**Task instructions:**
Begin with the first line of the material and copy each line word for word through the line that contains "from bokeh.resources import INLINE"; the pictures are left out.

_ _ _

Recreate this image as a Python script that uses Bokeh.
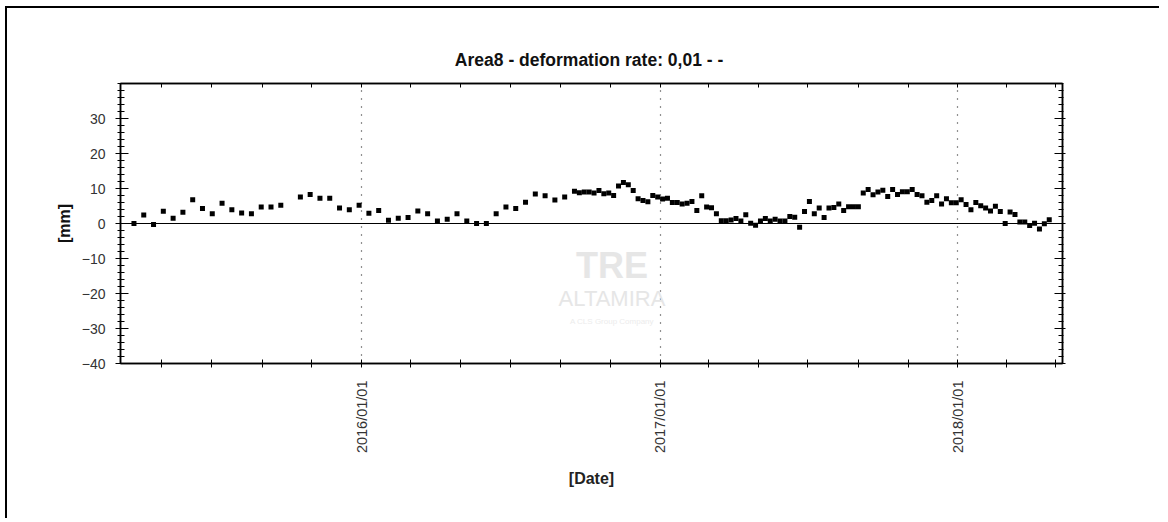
import math
import pandas as pd
from bokeh.plotting import figure
from bokeh.models import (Range1d, FixedTicker, LinearAxis, DatetimeAxis,
                          CustomJSTickFormatter, Label, ColumnDataSource)
from bokeh.embed import file_html
from bokeh.resources import INLINE

# ---------------- data ----------------
title_text = "Area8 - deformation rate: 0,01 -  -"
base_date = "2016-01-01"
# acquisition dates, as days after base_date
days_after_base = [
    -279, -267, -255, -243, -231, -219, -207, -195, -183, -171, -159, -147,
    -135, -123, -111, -99, -75, -63, -51, -39, -27, -15, -3, 9, 21, 33, 45,
    57, 69, 81, 93, 105, 117, 129, 141, 153, 165, 177, 189, 201, 213, 225,
    237, 249, 261, 267, 273, 279, 285, 291, 297, 303, 309, 315, 321, 327,
    333, 339, 345, 351, 357, 363, 369, 375, 381, 387, 393, 399, 405, 411,
    417, 423, 429, 435, 441, 447, 453, 459, 465, 471, 477, 483, 489, 495,
    501, 507, 513, 519, 525, 531, 537, 543, 549, 555, 561, 567, 573, 579,
    585, 591, 597, 603, 609, 615, 621, 627, 633, 639, 645, 651, 657, 663,
    669, 675, 681, 687, 693, 699, 705, 711, 717, 723, 729, 735, 741, 747,
    753, 759, 765, 771, 777, 783, 789, 795, 801, 807, 813, 819, 825, 831,
    837, 843,
]
deformation_mm = [
    0.0, 2.4, -0.3, 3.5, 1.5, 3.2, 6.8, 4.3, 2.8, 5.8, 3.9, 3.0,
    2.8, 4.7, 4.7, 5.2, 7.6, 8.3, 7.2, 7.2, 4.4, 3.9, 5.2, 2.9, 3.7, 0.9, 1.5,
    1.7, 3.6, 2.8, 0.7, 1.2, 2.8, 0.7, 0.0, 0.0, 2.8, 4.7, 4.3, 6.1, 8.4, 7.9,
    6.7, 7.6, 9.2, 8.8, 9.0, 9.0, 8.7, 9.4, 8.5, 8.7, 8.0, 10.7, 11.7, 11.1,
    9.4, 7.1, 6.6, 6.2, 8.0, 7.6, 7.0, 7.2, 6.0, 6.0, 5.6, 5.8, 6.3, 3.7,
    7.9, 4.7, 4.5, 2.8, 0.8, 0.8, 1.0, 1.4, 0.7, 2.5, 0.1, -0.5, 0.7, 1.4,
    0.7, 1.2, 0.7, 0.7, 2.0, 1.8, -1.1, 3.4, 6.3, 2.8, 4.4, 1.7, 4.4, 4.6,
    5.6, 3.7, 4.8, 4.8, 4.8, 8.7, 9.7, 8.2, 9.0, 9.5, 7.7, 9.7, 8.3, 9.1,
    9.1, 9.7, 8.3, 7.9, 6.1, 6.6, 7.9, 5.6, 7.1, 5.9, 5.9, 6.8, 5.4, 3.9,
    6.0, 5.1, 4.4, 3.6, 4.9, 3.4, 0.0, 3.3, 2.6, 0.4, 0.4, -0.6, 0.1, -1.6,
    -0.1, 1.1,
]
date_ticks = [
    "2015-05-01", "2015-07-01", "2015-09-01", "2015-11-01",
    "2016-01-01", "2016-03-01", "2016-05-01", "2016-07-01", "2016-09-01", "2016-11-01",
    "2017-01-01", "2017-03-01", "2017-05-01", "2017-07-01", "2017-09-01", "2017-11-01",
    "2018-01-01", "2018-03-01", "2018-05-01",
]
year_lines = ["2016-01-01", "2017-01-01", "2018-01-01"]
y_major_ticks = [-40, -30, -20, -10, 0, 10, 20, 30]
y_minor_ticks = list(range(-40, 41, 2))
x_start = "2015-03-11 12:00"
x_end = "2018-05-09 06:00"
y_start, y_end = -40, 40


def ms(s):
    return pd.Timestamp(s).timestamp() * 1000.0


dates = pd.Timestamp(base_date) + pd.to_timedelta(days_after_base, unit="D")
src = ColumnDataSource(data=dict(date=dates, mm=deformation_mm))

FONT = "Liberation Sans"

p = figure(width=1154, height=512,
           x_range=Range1d(ms(x_start), ms(x_end)),
           y_range=Range1d(y_start, y_end),
           x_axis_type="datetime",
           output_backend="svg", toolbar_location=None,
           min_border_left=113, min_border_right=99,
           min_border_top=75, min_border_bottom=157,
           title=title_text)
p.styles = {"margin-left": "5px", "margin-top": "6px",
            "border-top": "2px solid #000", "border-left": "2px solid #000"}
p.background_fill_color = "white"
p.border_fill_color = "white"
p.outline_line_color = "black"
p.outline_line_width = 1.5

p.title.align = "center"
p.title.text_font = FONT
p.title.text_font_size = "17.5px"
p.title.text_font_style = "bold"
p.title.text_color = "#111111"
p.title.standoff = 27

xticker = FixedTicker(ticks=[ms(d) for d in date_ticks])
yticker = FixedTicker(ticks=y_major_ticks, minor_ticks=y_minor_ticks)

year_fmt = CustomJSTickFormatter(code="""
const d = new Date(tick);
if (d.getUTCMonth() == 0 && d.getUTCDate() == 1) {
  return d.getUTCFullYear() + "/01/01";
}
return "";
""")
blank_fmt = CustomJSTickFormatter(code="return '';")

# bottom axis
xa = p.xaxis[0]
xa.ticker = xticker
xa.formatter = year_fmt
xa.major_label_orientation = math.pi / 2
xa.major_label_text_font = FONT
xa.major_label_text_font_size = "14.5px"
xa.major_label_text_color = "#333333"
xa.major_label_standoff = 13
xa.major_tick_in = 4
xa.major_tick_out = 4
xa.minor_tick_line_color = None
xa.axis_line_color = "black"
xa.axis_line_width = 1.5
xa.axis_label = "[Date]"
xa.axis_label_text_font = FONT
xa.axis_label_text_font_size = "16px"
xa.axis_label_text_font_style = "bold"
xa.axis_label_text_color = "#222222"
xa.axis_label_standoff = 14

# left axis
ya = p.yaxis[0]
ya.ticker = yticker
ya.major_label_text_font = FONT
ya.major_label_text_font_size = "14px"
ya.major_label_text_color = "#333333"
ya.major_label_standoff = 10
ya.major_tick_in = 8
ya.major_tick_out = 5
ya.minor_tick_in = 4
ya.minor_tick_out = 3
ya.axis_line_color = "black"
ya.axis_line_width = 1.5
ya.axis_label = "[mm]"
ya.axis_label_text_font = FONT
ya.axis_label_text_font_size = "16px"
ya.axis_label_text_font_style = "bold"
ya.axis_label_text_color = "#111111"
ya.axis_label_standoff = 6

# mirrored right and top axes (ticks only)
ra = LinearAxis(ticker=yticker, formatter=blank_fmt,
                major_tick_in=8, major_tick_out=3,
                minor_tick_in=4, minor_tick_out=1,
                axis_line_color="black", axis_line_width=1.5,
                major_label_text_font_size="1px")
p.add_layout(ra, "right")
ta = DatetimeAxis(ticker=xticker, formatter=blank_fmt,
                  major_tick_in=4, major_tick_out=0,
                  minor_tick_line_color=None,
                  axis_line_color="black", axis_line_width=1.5,
                  major_label_text_font_size="1px")
p.add_layout(ta, "above")

# grids: dotted yearly verticals and the zero line
p.xgrid.ticker = FixedTicker(ticks=[ms(d) for d in year_lines])
p.xgrid.grid_line_color = "#222222"
p.xgrid.grid_line_dash = "1 7"
p.xgrid.grid_line_width = 1.2
p.ygrid.ticker = FixedTicker(ticks=[0])
p.ygrid.grid_line_color = "black"
p.ygrid.grid_line_width = 1.2

# faint watermark
wm_x = ms("2016-11-03")
p.add_layout(Label(x=wm_x, y=-12, text="TRE", text_align="center",
                   text_baseline="middle", text_font=FONT,
                   text_font_size="36px", text_font_style="bold",
                   text_color="#e6e6e6"))
p.add_layout(Label(x=wm_x, y=-21.5, text="ALTAMIRA", text_align="center",
                   text_baseline="middle", text_font=FONT,
                   text_font_size="22px", text_color="#e6e6e6"))
p.add_layout(Label(x=wm_x, y=-28, text="A CLS Group Company", text_align="center",
                   text_baseline="middle", text_font=FONT,
                   text_font_size="8px", text_color="#ececec"))

p.scatter(x="date", y="mm", source=src, marker="square", size=5,
          color="black", line_width=0)

open("out.html", "w").write(file_html(p, INLINE))
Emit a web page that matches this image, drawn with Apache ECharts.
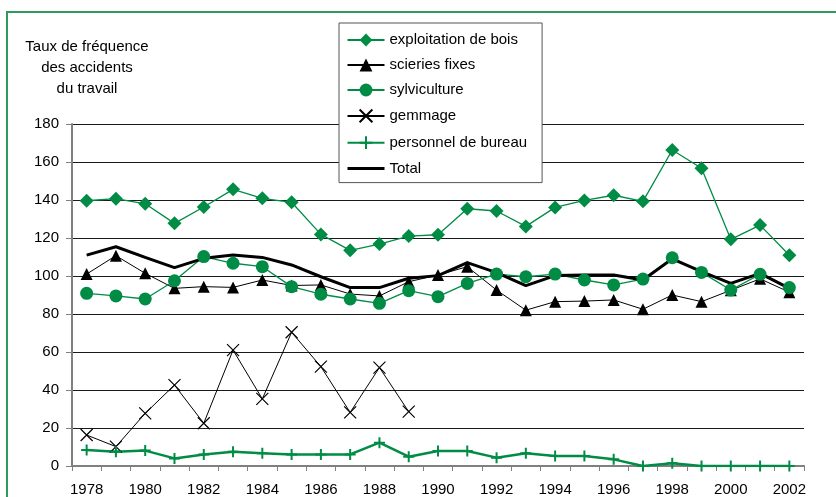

_ _ _

**Solution to the exercise:**
Recreate this image as a Python script that uses Bokeh.
import math
import pandas as pd
from bokeh.plotting import figure
from bokeh.models import (Range1d, FixedTicker, LinearAxis, DatetimeAxis,
                          CustomJSTickFormatter, Label, ColumnDataSource)
from bokeh.embed import file_html
from bokeh.resources import INLINE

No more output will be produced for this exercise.